[start]
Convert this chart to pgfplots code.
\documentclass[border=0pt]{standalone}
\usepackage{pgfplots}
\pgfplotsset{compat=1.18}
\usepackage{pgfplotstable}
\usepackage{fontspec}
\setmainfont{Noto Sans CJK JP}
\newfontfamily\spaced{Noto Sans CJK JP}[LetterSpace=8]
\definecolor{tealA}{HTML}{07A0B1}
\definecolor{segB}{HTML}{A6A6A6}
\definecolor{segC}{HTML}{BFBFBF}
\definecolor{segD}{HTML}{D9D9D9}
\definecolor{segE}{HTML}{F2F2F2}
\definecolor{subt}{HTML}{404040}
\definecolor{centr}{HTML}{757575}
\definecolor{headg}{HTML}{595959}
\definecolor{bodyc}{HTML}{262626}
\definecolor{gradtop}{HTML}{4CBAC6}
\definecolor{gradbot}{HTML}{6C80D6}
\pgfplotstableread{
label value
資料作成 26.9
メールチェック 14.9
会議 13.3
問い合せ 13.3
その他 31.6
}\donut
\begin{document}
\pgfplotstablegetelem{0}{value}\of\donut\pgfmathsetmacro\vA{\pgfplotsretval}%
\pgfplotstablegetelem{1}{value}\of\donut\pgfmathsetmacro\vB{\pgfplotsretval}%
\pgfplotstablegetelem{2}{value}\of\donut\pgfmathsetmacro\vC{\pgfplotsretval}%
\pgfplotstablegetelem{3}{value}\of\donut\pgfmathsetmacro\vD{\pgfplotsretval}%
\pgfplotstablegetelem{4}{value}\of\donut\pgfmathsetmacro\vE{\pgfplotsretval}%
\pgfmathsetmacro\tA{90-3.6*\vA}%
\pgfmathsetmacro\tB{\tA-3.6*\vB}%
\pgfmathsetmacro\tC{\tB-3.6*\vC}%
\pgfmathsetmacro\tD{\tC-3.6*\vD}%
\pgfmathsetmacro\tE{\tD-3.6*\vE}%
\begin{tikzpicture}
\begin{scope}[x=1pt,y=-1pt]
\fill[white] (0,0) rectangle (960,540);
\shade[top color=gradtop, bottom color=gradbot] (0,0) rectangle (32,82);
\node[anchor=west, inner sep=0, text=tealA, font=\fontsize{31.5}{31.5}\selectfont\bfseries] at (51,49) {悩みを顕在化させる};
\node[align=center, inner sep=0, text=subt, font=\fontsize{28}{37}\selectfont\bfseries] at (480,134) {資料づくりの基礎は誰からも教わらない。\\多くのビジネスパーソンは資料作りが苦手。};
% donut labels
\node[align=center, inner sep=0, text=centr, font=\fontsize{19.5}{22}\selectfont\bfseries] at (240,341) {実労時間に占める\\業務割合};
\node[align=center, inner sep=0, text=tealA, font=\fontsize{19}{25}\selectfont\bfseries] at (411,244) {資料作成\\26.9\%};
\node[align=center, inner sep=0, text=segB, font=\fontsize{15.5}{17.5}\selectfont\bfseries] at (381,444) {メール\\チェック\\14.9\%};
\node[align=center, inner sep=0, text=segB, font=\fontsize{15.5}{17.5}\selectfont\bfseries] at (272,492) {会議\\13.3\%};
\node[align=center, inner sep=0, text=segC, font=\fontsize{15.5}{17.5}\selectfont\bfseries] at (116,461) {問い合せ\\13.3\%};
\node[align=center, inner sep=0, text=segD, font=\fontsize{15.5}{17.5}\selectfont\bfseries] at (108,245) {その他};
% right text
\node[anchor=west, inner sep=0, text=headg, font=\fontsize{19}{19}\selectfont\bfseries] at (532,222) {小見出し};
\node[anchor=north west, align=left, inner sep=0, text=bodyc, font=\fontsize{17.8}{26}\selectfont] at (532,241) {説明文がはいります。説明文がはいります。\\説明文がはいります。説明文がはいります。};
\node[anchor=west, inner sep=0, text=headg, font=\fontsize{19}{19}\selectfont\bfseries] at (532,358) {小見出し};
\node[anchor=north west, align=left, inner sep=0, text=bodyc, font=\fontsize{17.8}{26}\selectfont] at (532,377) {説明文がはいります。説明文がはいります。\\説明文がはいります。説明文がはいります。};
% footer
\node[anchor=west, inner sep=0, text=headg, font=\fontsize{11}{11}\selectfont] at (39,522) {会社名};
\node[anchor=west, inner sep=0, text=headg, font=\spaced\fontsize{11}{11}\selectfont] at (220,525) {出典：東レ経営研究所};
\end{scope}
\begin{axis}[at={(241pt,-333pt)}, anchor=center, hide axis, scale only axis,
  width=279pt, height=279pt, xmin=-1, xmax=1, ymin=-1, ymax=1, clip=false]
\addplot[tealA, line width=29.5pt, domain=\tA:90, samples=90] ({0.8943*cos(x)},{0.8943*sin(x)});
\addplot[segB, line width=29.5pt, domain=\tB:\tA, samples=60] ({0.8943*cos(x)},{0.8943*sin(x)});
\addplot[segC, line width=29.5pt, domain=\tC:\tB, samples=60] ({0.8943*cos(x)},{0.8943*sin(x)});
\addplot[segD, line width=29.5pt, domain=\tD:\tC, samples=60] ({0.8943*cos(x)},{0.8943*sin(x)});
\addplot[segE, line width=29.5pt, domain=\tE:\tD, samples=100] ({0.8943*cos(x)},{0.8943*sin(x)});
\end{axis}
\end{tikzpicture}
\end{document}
[end]
Short task
Copy all the lines, exactly.

Reply
Convert this chart to pgfplots code.
\documentclass[border=0pt]{standalone}
\usepackage{pgfplots}
\pgfplotsset{compat=1.18}
\usepackage{pgfplotstable}
\usepackage{fontspec}
\setmainfont{Noto Sans CJK JP}
\newfontfamily\spaced{Noto Sans CJK JP}[LetterSpace=8]
\definecolor{tealA}{HTML}{07A0B1}
\definecolor{segB}{HTML}{A6A6A6}
\definecolor{segC}{HTML}{BFBFBF}
\definecolor{segD}{HTML}{D9D9D9}
\definecolor{segE}{HTML}{F2F2F2}
\definecolor{subt}{HTML}{404040}
\definecolor{centr}{HTML}{757575}
\definecolor{headg}{HTML}{595959}
\definecolor{bodyc}{HTML}{262626}
\definecolor{gradtop}{HTML}{4CBAC6}
\definecolor{gradbot}{HTML}{6C80D6}
\pgfplotstableread{
label value
資料作成 26.9
メールチェック 14.9
会議 13.3
問い合せ 13.3
その他 31.6
}\donut
\begin{document}
\pgfplotstablegetelem{0}{value}\of\donut\pgfmathsetmacro\vA{\pgfplotsretval}%
\pgfplotstablegetelem{1}{value}\of\donut\pgfmathsetmacro\vB{\pgfplotsretval}%
\pgfplotstablegetelem{2}{value}\of\donut\pgfmathsetmacro\vC{\pgfplotsretval}%
\pgfplotstablegetelem{3}{value}\of\donut\pgfmathsetmacro\vD{\pgfplotsretval}%
\pgfplotstablegetelem{4}{value}\of\donut\pgfmathsetmacro\vE{\pgfplotsretval}%
\pgfmathsetmacro\tA{90-3.6*\vA}%
\pgfmathsetmacro\tB{\tA-3.6*\vB}%
\pgfmathsetmacro\tC{\tB-3.6*\vC}%
\pgfmathsetmacro\tD{\tC-3.6*\vD}%
\pgfmathsetmacro\tE{\tD-3.6*\vE}%
\begin{tikzpicture}
\begin{scope}[x=1pt,y=-1pt]
\fill[white] (0,0) rectangle (960,540);
\shade[top color=gradtop, bottom color=gradbot] (0,0) rectangle (32,82);
\node[anchor=west, inner sep=0, text=tealA, font=\fontsize{31.5}{31.5}\selectfont\bfseries] at (51,49) {悩みを顕在化させる};
\node[align=center, inner sep=0, text=subt, font=\fontsize{28}{37}\selectfont\bfseries] at (480,134) {資料づくりの基礎は誰からも教わらない。\\多くのビジネスパーソンは資料作りが苦手。};
% donut labels
\node[align=center, inner sep=0, text=centr, font=\fontsize{19.5}{22}\selectfont\bfseries] at (240,341) {実労時間に占める\\業務割合};
\node[align=center, inner sep=0, text=tealA, font=\fontsize{19}{25}\selectfont\bfseries] at (411,244) {資料作成\\26.9\%};
\node[align=center, inner sep=0, text=segB, font=\fontsize{15.5}{17.5}\selectfont\bfseries] at (381,444) {メール\\チェック\\14.9\%};
\node[align=center, inner sep=0, text=segB, font=\fontsize{15.5}{17.5}\selectfont\bfseries] at (272,492) {会議\\13.3\%};
\node[align=center, inner sep=0, text=segC, font=\fontsize{15.5}{17.5}\selectfont\bfseries] at (116,461) {問い合せ\\13.3\%};
\node[align=center, inner sep=0, text=segD, font=\fontsize{15.5}{17.5}\selectfont\bfseries] at (108,245) {その他};
% right text
\node[anchor=west, inner sep=0, text=headg, font=\fontsize{19}{19}\selectfont\bfseries] at (532,222) {小見出し};
\node[anchor=north west, align=left, inner sep=0, text=bodyc, font=\fontsize{17.8}{26}\selectfont] at (532,241) {説明文がはいります。説明文がはいります。\\説明文がはいります。説明文がはいります。};
\node[anchor=west, inner sep=0, text=headg, font=\fontsize{19}{19}\selectfont\bfseries] at (532,358) {小見出し};
\node[anchor=north west, align=left, inner sep=0, text=bodyc, font=\fontsize{17.8}{26}\selectfont] at (532,377) {説明文がはいります。説明文がはいります。\\説明文がはいります。説明文がはいります。};
% footer
\node[anchor=west, inner sep=0, text=headg, font=\fontsize{11}{11}\selectfont] at (39,522) {会社名};
\node[anchor=west, inner sep=0, text=headg, font=\spaced\fontsize{11}{11}\selectfont] at (220,525) {出典：東レ経営研究所};
\end{scope}
\begin{axis}[at={(241pt,-333pt)}, anchor=center, hide axis, scale only axis,
  width=279pt, height=279pt, xmin=-1, xmax=1, ymin=-1, ymax=1, clip=false]
\addplot[tealA, line width=29.5pt, domain=\tA:90, samples=90] ({0.8943*cos(x)},{0.8943*sin(x)});
\addplot[segB, line width=29.5pt, domain=\tB:\tA, samples=60] ({0.8943*cos(x)},{0.8943*sin(x)});
\addplot[segC, line width=29.5pt, domain=\tC:\tB, samples=60] ({0.8943*cos(x)},{0.8943*sin(x)});
\addplot[segD, line width=29.5pt, domain=\tD:\tC, samples=60] ({0.8943*cos(x)},{0.8943*sin(x)});
\addplot[segE, line width=29.5pt, domain=\tE:\tD, samples=100] ({0.8943*cos(x)},{0.8943*sin(x)});
\end{axis}
\end{tikzpicture}
\end{document}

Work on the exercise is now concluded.